13. A method of reading out information from an information carrier, the information including at least a first signal of at least partly encrypted content, comprising the steps of:

detecting a second signal logically embedded in the first signal,

detecting a physical mark used for storing at least part of the information on the information carrier, and

refusing play back of the information read from the information carrier if a second signal but no physical mark has been detected.

14. An apparatus for storing information on an information carrier, the information including at least a first signal of at least partly encrypted content, comprising:

means for using a physical mark for storing at least part of the information on the information carrier, and

means for logically embedding a second signal in the first signal indicating that a physical mark is used for storing at least part of the information on the information carrier, which second signal may be used for refusing play back of the information read from the information carrier if a second signal but no physical mark has been detected.

15. An apparatus according to claim 14, wherein the apparatus is a CD- or a DVD-recorder.

16. A method of storing information on an information carrier, the information including at least a first signal of at least partly encrypted content, comprising the steps of:

using a physical mark for storing at least part of the information on the information carrier, and

logically embedding a second signal in the first signal indicating that a physical mark is used for storing at least part of the information on the information carrier, which second signal may be used for refusing play back of the information read from the information carrier if a second signal but no physical mark has been detected.

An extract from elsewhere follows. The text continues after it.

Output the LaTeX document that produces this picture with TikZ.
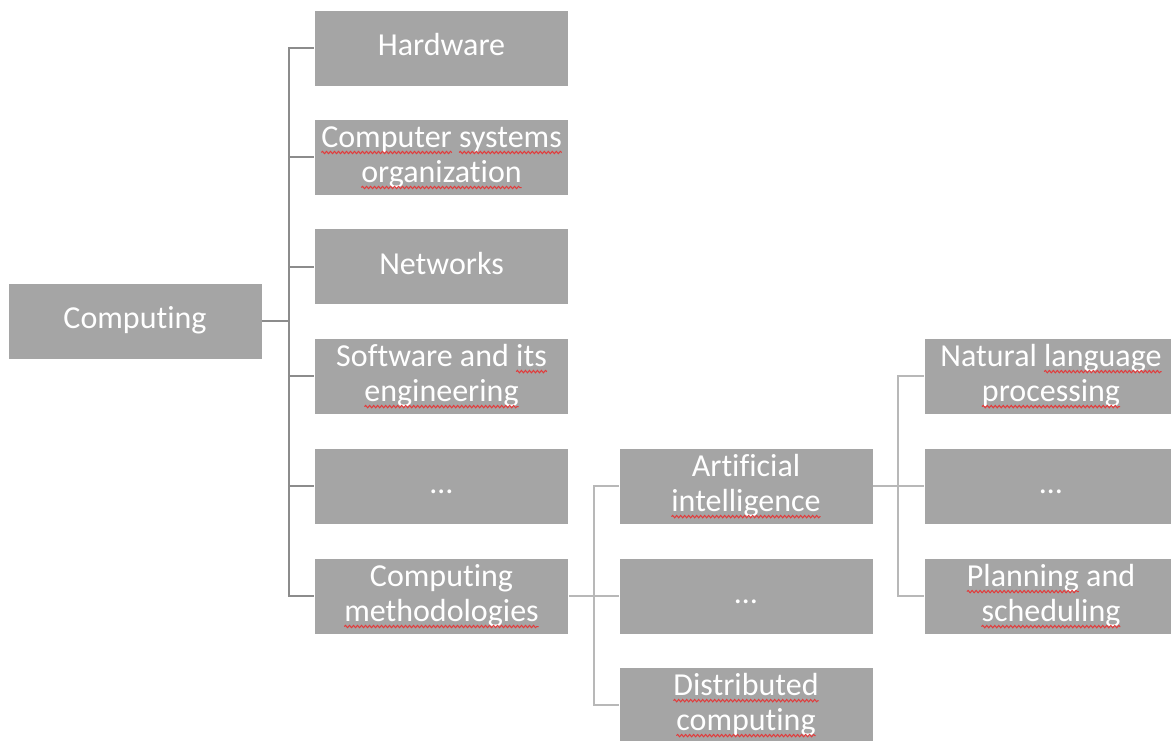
\documentclass[tikz,border=0pt]{standalone}
\usepackage{fontspec}
\setmainfont{Carlito}[Ligatures=NoCommon]
\usetikzlibrary{decorations.pathmorphing}
\definecolor{boxgray}{HTML}{A5A5A5}
\definecolor{linedark}{HTML}{8C8C8C}
\definecolor{linelight}{HTML}{B8B8B8}
\definecolor{sqred}{HTML}{E23B3B}
\newcommand\sq[1]{\tikz[baseline=(w.base)]{%
  \node[inner sep=0pt, outer sep=0pt, minimum width=0pt, minimum height=0pt,
    fill=none, draw=none, text=white] (w) {#1};
  \draw[overlay, sqred, line width=1pt,
    decorate, decoration={snake, segment length=4pt, amplitude=1.2pt}]
    ([yshift=-5.5pt]w.base west) -- ([yshift=-5.5pt]w.base east);}}
\newcommand\stru{\rule[-7pt]{0pt}{29pt}}
\begin{document}
\begin{tikzpicture}[x=1pt,y=-1pt,
  box/.style={fill=boxgray, draw=white, line width=0.6pt, minimum width=254pt,
    minimum height=76pt, inner sep=0pt, text=white, align=center,
    font=\fontsize{32}{35}\selectfont},
  connA/.style={draw=linedark, line width=2pt},
  connB/.style={draw=linelight, line width=2pt}]
\clip (0,0) rectangle (1171,740);
\useasboundingbox (0,0) rectangle (1171,740);
\fill[white] (0,0) rectangle (1171,740);
% root
\node[box] (root) at (135,321) {\stru Computing};
% level 1
\node[box] (hw)  at (441.5,48)    {\stru Hardware};
\node[box] (cso) at (441.5,157)   {\stru\sq{Computer} \sq{systems}\\ \sq{organization}\stru};
\node[box] (net) at (441.5,266.5) {\stru Networks};
\node[box] (sw)  at (441.5,376)   {\stru Software and \sq{its}\\ \sq{engineering}\stru};
\node[box] (da)  at (441.5,486)   {\stru …};
\node[box] (cm)  at (441.5,596)   {\stru Computing\\ \sq{methodologies}\stru};
% level 2
\node[box] (ai)  at (746,486) {\stru Artificial\\ \sq{intelligence}\stru};
\node[box] (db)  at (746,596) {\stru …};
\node[box] (dc)  at (746,705) {\stru \sq{Distributed}\\ \sq{computing}\stru};
% level 3
\node[box] (nlp) at (1051,376) {\stru Natural \sq{language}\\ \sq{processing}\stru};
\node[box] (dd)  at (1051,486) {\stru …};
\node[box] (ps)  at (1051,596) {\stru \sq{Planning} and\\ \sq{scheduling}\stru};
% junctions
\coordinate (ja) at (289,321);
\coordinate (jb) at (594,596);
\coordinate (jc) at (898,486);
% connectors
\draw[connA] (root.east) -- (ja);
\foreach \n in {hw,cso,net,sw,da,cm} \draw[connA] (ja) |- (\n.west);
\draw[connB] (cm.east) -- (jb);
\foreach \n in {ai,db,dc} \draw[connB] (jb) |- (\n.west);
\draw[connB] (ai.east) -- (jc);
\foreach \n in {nlp,dd,ps} \draw[connB] (jc) |- (\n.west);
\end{tikzpicture}
\end{document}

17. An information carrier for storing information including at least a first signal of at least partly encrypted content, comprising:

a physical mark for storing at least part of the information on the information carrier, and

a second signal logically embedded in the first signal indicating that a physical mark is used for storing at least part of the information on the information carrier, which second signal may be used for refusing play back of the information read from the information carrier if a second signal but no physical mark has been detected.

18. An information carrier according to claim 17, wherein the information carrier is a CD- or a DVD-disc.

19. A method of exchanging copy protection information for protecting information stored on an information carrier including at least a first signal of at least partly encrypted content, wherein:

a physical mark is used for storing at least part of the information on the information carrier, the copy protection information includes a second signal logically embedded in the first signal indicating that a physical mark is used for storing at least part of the information on the information carrier, which copy protection information may be used for refusing play back of the information read from the information carrier if a second signal but no physical mark has been detected.

20. A copy protection system for exchanging copy protection information for protecting information stored on an information carrier including at least a first signal of at least partly encrypted content, comprising:

an apparatus for storing information on an information carrier as claimed in claim 14 and

an apparatus for reading out information from an information carrier as claimed in claim 1, wherein the copy protection information including a second signal logically embedded in the first signal indicating that a physical mark is used for storing at least part of the information on the information carrier is exchanged between both apparatuses, which copy protection information may be used for refusing play back of the information read from the information carrier if a second signal but no physical mark has been detected.